Ford is using coffee waste from McDonald’s to make different car parts, including vehicle headlights

Illuminating Beans

With consumers across the globe becoming more concerned about waste, especially when it comes to plastics, firms and manufacturers all over the world have been forced to look towards recycling or alternatives. Some companies go to extreme lengths to ensure they use sustainable materials.

Ford, the motor vehicle giant, is one of them. It has turned towards a very unique idea of recycling materials. To make its vehicle headlights, it is now using coffee waste. The vehicle manufacturer will be using coffee chaff, the skin of coffee beans that are normally thrown away when roasting them. The coffee bean chaff will be converted into headlamp housing for specific models of Ford.

Normal production of headlamp housing sees plastic being processed with talc, a mineral rock powder which cannot be recycled. The mineral will be substituted with the coffee chaff. The use means that headlamps have the same strength and quality, but are lighter in weight.
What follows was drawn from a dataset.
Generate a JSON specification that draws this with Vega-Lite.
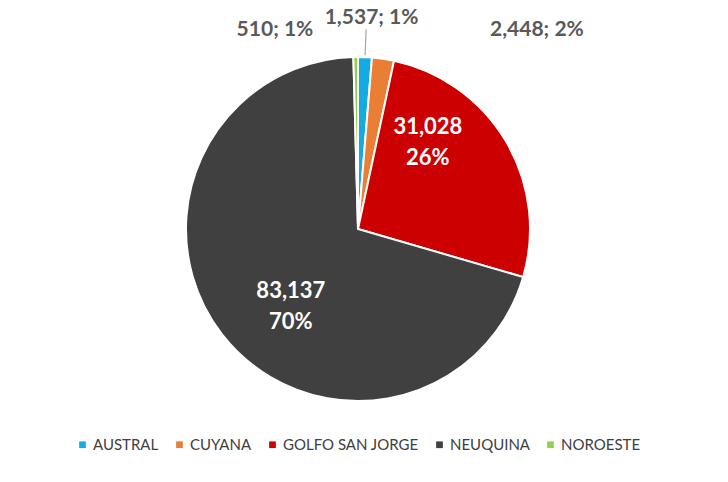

Coffee is a beverage that is used extensively all over the world and produces immense amounts of waste, which are normally simply thrown away. After Ford was able to perfect its process, it reached out to McDonald’s to tap into their large volume of coffee use. McDonald’s doesn’t roast its own coffee, but obtains it from different suppliers. Ford has contacted the suppliers through the fast food chain in order to get the chaff.

From Food to Cars

Ford has been using different organic materials and wastes for a number of different items in their vehicles for a time now. Foam produced from soy  has been used in car seats since 2011. The company also uses wheat, tomato and a variety of other plants in their production. Talking about the organic materials being researched on, Debbie Miewelski, the Senior Technical Leader of Materials Sustainability at Ford said,

“If you came to our lab, it looks somewhere between a landfill and a farm”

The partnering up of a vehicle manufacturer and a fast food company is very unique. McDonald’s is also very conscious about its sustainability goals. It has recently been able to source all of its US based coffee sustainably, an achievement a year before its target date. This and the scale of operations of the food chain is what prompted Ford to contact them for collaborating towards a common goal of reducing their dependency on one time use materials. McDonald’s sales volume and the back end supply chain procurement means that they can provide Ford with all the coffee chaff they need.

“We’ve conventionally thought of collaborations as within the food industry,” said Director of Global Sustainability at McDonald’s, “This is just scratching the surface of trying to understand what’s possible.”